At the end of the show, she recalls walking up to Corgan to say, "On behalf of Montreal, Canada, I apologise, and I promise to follow your band from here ’til the end of time."

Not only that, but having been invited to join Hole on Corgan's recommendation in 1994, Auf der Maur later accepted Corgan's invitation to become Smashing Pumpkins' bassist in 1999.

You can watch the rest of a fascinating conversations between the two old friends below.

Melissa Auf der Maur will release her "90s rock memoir" Even the Good Girls Will Cry via Atlantic Books on March 19.
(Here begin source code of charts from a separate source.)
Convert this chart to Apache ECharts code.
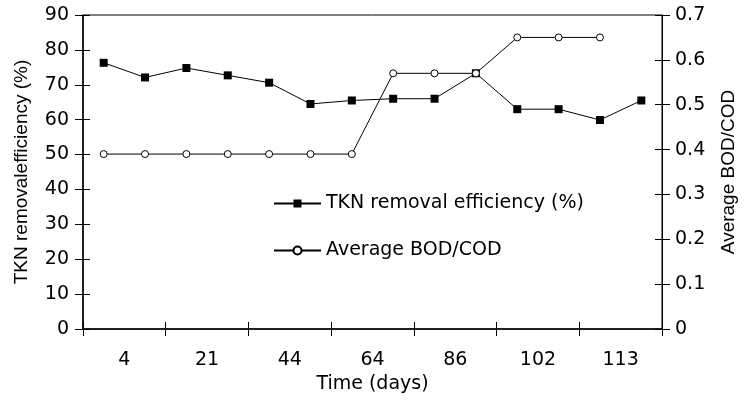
<!DOCTYPE html>
<html>
<head>
<meta charset="utf-8">
<script src="https://cdn.jsdelivr.net/npm/echarts@6/dist/echarts.min.js"></script>
<style>
  html, body { margin: 0; padding: 0; background: #fff; }
  #chart { width: 747px; height: 406px; }
</style>
</head>
<body>
<div id="chart"></div>
<script>
// sampling points (two per labelled period)
const samples = ['1', '2', '3', '4', '5', '6', '7', '8', '9', '10', '11', '12', '13', '14']
// labels printed under the axis
const dayLabels = ['4', '21', '44', '64', '86', '102', '113']
const tknRemoval = [76.3, 72.1, 74.8, 72.7, 70.6, 64.5, 65.5, 66, 66, 73.3, 63, 63, 59.9, 65.5]
const bodCod = [0.39, 0.39, 0.39, 0.39, 0.39, 0.39, 0.39, 0.57, 0.57, 0.57, 0.65, 0.65, 0.65, null]

// the original is a bit wider than tall, so horizontal text uses a wider face
const wideFont = 'DejaVu Sans, sans-serif'
const tallFont = 'Liberation Sans, Arial, sans-serif'
const black = '#000'

let chartDom = document.getElementById('chart')
let myChart = echarts.init(chartDom)

let labelText = { color: black, fontSize: 19, fontFamily: wideFont }
let sideName = { color: black, fontSize: 19, fontFamily: tallFont }

let option = {
  animation: false,
  backgroundColor: '#fff',
  grid: {
    left: 83,
    right: 85,
    top: 15,
    bottom: 77,
    show: true,
    borderColor: black,
    borderWidth: 1
  },
  legend: {
    orient: 'vertical',
    left: 268,
    top: 189,
    itemWidth: 47,
    itemHeight: 10,
    itemGap: 28,
    textStyle: labelText,
    data: ['TKN removal efficiency (%)', 'Average BOD/COD']
  },
  xAxis: [
    {
      // data axis, not shown
      type: 'category',
      data: samples,
      boundaryGap: true,
      show: false
    },
    {
      type: 'category',
      data: dayLabels,
      boundaryGap: true,
      position: 'bottom',
      name: 'Time (days)',
      nameLocation: 'middle',
      nameGap: 43,
      nameTextStyle: labelText,
      axisLine: { lineStyle: { color: black, width: 1.5 } },
      axisTick: { show: true, length: 7, lineStyle: { color: black } },
      axisLabel: Object.assign({ margin: 22 }, labelText)
    },
    {
      type: 'category',
      data: dayLabels,
      boundaryGap: true,
      position: 'bottom',
      axisLine: { show: false },
      axisTick: { show: true, inside: true, length: 7, lineStyle: { color: black } },
      axisLabel: { show: false }
    }
  ],
  yAxis: [
    {
      type: 'value',
      position: 'left',
      min: 0,
      max: 90,
      interval: 10,
      name: 'TKN removalefficiency (%)',
      nameLocation: 'middle',
      nameGap: 52,
      nameTextStyle: sideName,
      splitLine: { show: false },
      axisLine: { show: true, lineStyle: { color: black, width: 1.5 } },
      axisTick: { show: true, length: 8, lineStyle: { color: black } },
      axisLabel: Object.assign({ margin: 14 }, labelText)
    },
    {
      type: 'value',
      position: 'right',
      min: 0,
      max: 0.7,
      interval: 0.1,
      name: 'Average BOD/COD',
      nameLocation: 'middle',
      nameGap: 57,
      nameTextStyle: sideName,
      splitLine: { show: false },
      axisLine: { show: true, lineStyle: { color: black } },
      axisTick: { show: true, length: 8, lineStyle: { color: black } },
      axisLabel: Object.assign({ margin: 13 }, labelText)
    },
    {
      type: 'value',
      position: 'left',
      min: 0,
      max: 90,
      interval: 10,
      splitLine: { show: false },
      axisLine: { show: false },
      axisTick: { show: true, inside: true, length: 7, lineStyle: { color: black } },
      axisLabel: { show: false }
    },
    {
      type: 'value',
      position: 'right',
      min: 0,
      max: 0.7,
      interval: 0.1,
      splitLine: { show: false },
      axisLine: { show: false },
      axisTick: { show: true, inside: true, length: 7, lineStyle: { color: black } },
      axisLabel: { show: false }
    }
  ],
  series: [
    {
      name: 'TKN removal efficiency (%)',
      type: 'line',
      xAxisIndex: 0,
      yAxisIndex: 0,
      data: tknRemoval,
      symbol: 'rect',
      symbolSize: 8,
      lineStyle: { color: black, width: 1 },
      itemStyle: { color: black }
    },
    {
      name: 'Average BOD/COD',
      type: 'line',
      xAxisIndex: 0,
      yAxisIndex: 1,
      data: bodCod,
      symbol: 'circle',
      symbolSize: 7,
      showAllSymbol: true,
      lineStyle: { color: black, width: 1 },
      itemStyle: { color: '#fff', borderColor: black, borderWidth: 1 }
    }
  ]
}

myChart.setOption(option)
window.addEventListener('resize', () => myChart.resize())
</script>
</body>
</html>
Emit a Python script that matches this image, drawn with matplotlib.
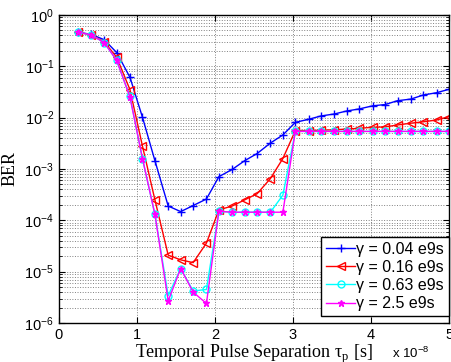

A synopsis for the book reads: "Thanks to a thrown beer bottle and a fan letter to a P.O. box, Melissa Auf der Maur’s first band scored an opening slot for the Smashing Pumpkins in her bohemian home town, Montreal. Sensing Melissa’s talent, Billy Corgan recommended her to Courtney Love. Whisked from her local scene, Melissa joined Hole just after the deaths of Kurt Cobain and Hole’s prior bassist, Kristen Pfaff, with the just-widowed Courtney Love at the centre of it all.

"That was only the beginning of Melissa’s journey through alternative rock, a trip she undertook alongside 90s luminaries including Rufus Wainwright, Michael Stipe and her former boyfriend, Dave Grohl. Even the Good Girls Will Cry is a vivid dispatch from the last analogue decade, capturing that bygone era in all its messy, angsty glory."